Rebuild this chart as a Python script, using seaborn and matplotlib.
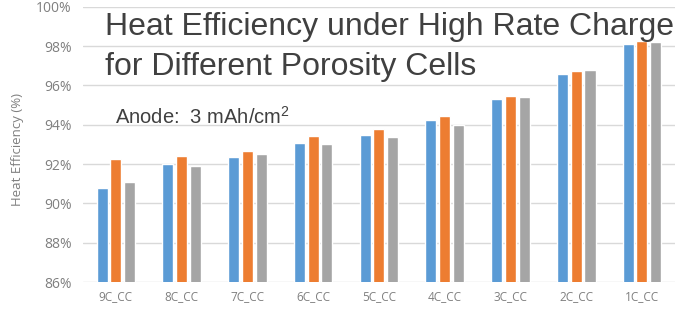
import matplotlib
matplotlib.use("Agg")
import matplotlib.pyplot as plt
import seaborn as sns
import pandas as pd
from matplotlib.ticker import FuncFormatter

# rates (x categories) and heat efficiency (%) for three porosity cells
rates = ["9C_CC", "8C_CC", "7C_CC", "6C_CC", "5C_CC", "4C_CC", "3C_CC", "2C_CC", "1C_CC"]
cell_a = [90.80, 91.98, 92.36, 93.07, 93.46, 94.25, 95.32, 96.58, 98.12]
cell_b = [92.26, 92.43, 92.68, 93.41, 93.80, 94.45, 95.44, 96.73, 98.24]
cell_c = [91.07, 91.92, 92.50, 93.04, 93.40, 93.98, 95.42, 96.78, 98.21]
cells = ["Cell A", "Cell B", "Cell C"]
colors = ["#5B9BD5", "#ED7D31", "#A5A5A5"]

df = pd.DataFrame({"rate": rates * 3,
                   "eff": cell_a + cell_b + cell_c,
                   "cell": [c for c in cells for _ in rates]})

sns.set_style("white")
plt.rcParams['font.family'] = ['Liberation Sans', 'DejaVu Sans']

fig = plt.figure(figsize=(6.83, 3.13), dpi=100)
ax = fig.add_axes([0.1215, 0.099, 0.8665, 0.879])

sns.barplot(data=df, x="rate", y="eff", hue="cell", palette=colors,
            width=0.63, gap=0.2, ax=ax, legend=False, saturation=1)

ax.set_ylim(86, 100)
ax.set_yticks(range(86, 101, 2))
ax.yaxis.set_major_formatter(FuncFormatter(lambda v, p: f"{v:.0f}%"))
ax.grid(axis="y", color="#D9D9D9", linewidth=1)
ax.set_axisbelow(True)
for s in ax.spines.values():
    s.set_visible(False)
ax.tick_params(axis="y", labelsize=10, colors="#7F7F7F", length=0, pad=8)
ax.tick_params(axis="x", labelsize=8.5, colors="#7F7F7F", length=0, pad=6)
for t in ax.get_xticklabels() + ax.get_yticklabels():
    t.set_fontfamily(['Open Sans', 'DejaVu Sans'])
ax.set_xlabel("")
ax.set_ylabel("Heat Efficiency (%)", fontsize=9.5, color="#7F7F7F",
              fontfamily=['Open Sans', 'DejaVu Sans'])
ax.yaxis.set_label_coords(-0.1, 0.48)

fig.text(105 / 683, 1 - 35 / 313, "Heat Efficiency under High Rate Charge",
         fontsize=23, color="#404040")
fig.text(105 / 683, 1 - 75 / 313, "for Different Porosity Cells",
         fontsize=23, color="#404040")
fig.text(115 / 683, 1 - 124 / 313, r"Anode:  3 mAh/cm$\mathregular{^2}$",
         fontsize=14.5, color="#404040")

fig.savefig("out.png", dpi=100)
● ● ● ● ● ● ●
Work to be completed: Repeat the material above in full and exactly, omitting the pictures.

Task solution:
Rebuild this chart as a Python script, using seaborn and matplotlib.
import matplotlib
matplotlib.use("Agg")
import matplotlib.pyplot as plt
import seaborn as sns
import pandas as pd
from matplotlib.ticker import FuncFormatter

# rates (x categories) and heat efficiency (%) for three porosity cells
rates = ["9C_CC", "8C_CC", "7C_CC", "6C_CC", "5C_CC", "4C_CC", "3C_CC", "2C_CC", "1C_CC"]
cell_a = [90.80, 91.98, 92.36, 93.07, 93.46, 94.25, 95.32, 96.58, 98.12]
cell_b = [92.26, 92.43, 92.68, 93.41, 93.80, 94.45, 95.44, 96.73, 98.24]
cell_c = [91.07, 91.92, 92.50, 93.04, 93.40, 93.98, 95.42, 96.78, 98.21]
cells = ["Cell A", "Cell B", "Cell C"]
colors = ["#5B9BD5", "#ED7D31", "#A5A5A5"]

df = pd.DataFrame({"rate": rates * 3,
                   "eff": cell_a + cell_b + cell_c,
                   "cell": [c for c in cells for _ in rates]})

sns.set_style("white")
plt.rcParams['font.family'] = ['Liberation Sans', 'DejaVu Sans']

fig = plt.figure(figsize=(6.83, 3.13), dpi=100)
ax = fig.add_axes([0.1215, 0.099, 0.8665, 0.879])

sns.barplot(data=df, x="rate", y="eff", hue="cell", palette=colors,
            width=0.63, gap=0.2, ax=ax, legend=False, saturation=1)

ax.set_ylim(86, 100)
ax.set_yticks(range(86, 101, 2))
ax.yaxis.set_major_formatter(FuncFormatter(lambda v, p: f"{v:.0f}%"))
ax.grid(axis="y", color="#D9D9D9", linewidth=1)
ax.set_axisbelow(True)
for s in ax.spines.values():
    s.set_visible(False)
ax.tick_params(axis="y", labelsize=10, colors="#7F7F7F", length=0, pad=8)
ax.tick_params(axis="x", labelsize=8.5, colors="#7F7F7F", length=0, pad=6)
for t in ax.get_xticklabels() + ax.get_yticklabels():
    t.set_fontfamily(['Open Sans', 'DejaVu Sans'])
ax.set_xlabel("")
ax.set_ylabel("Heat Efficiency (%)", fontsize=9.5, color="#7F7F7F",
              fontfamily=['Open Sans', 'DejaVu Sans'])
ax.yaxis.set_label_coords(-0.1, 0.48)

fig.text(105 / 683, 1 - 35 / 313, "Heat Efficiency under High Rate Charge",
         fontsize=23, color="#404040")
fig.text(105 / 683, 1 - 75 / 313, "for Different Porosity Cells",
         fontsize=23, color="#404040")
fig.text(115 / 683, 1 - 124 / 313, r"Anode:  3 mAh/cm$\mathregular{^2}$",
         fontsize=14.5, color="#404040")

fig.savefig("out.png", dpi=100)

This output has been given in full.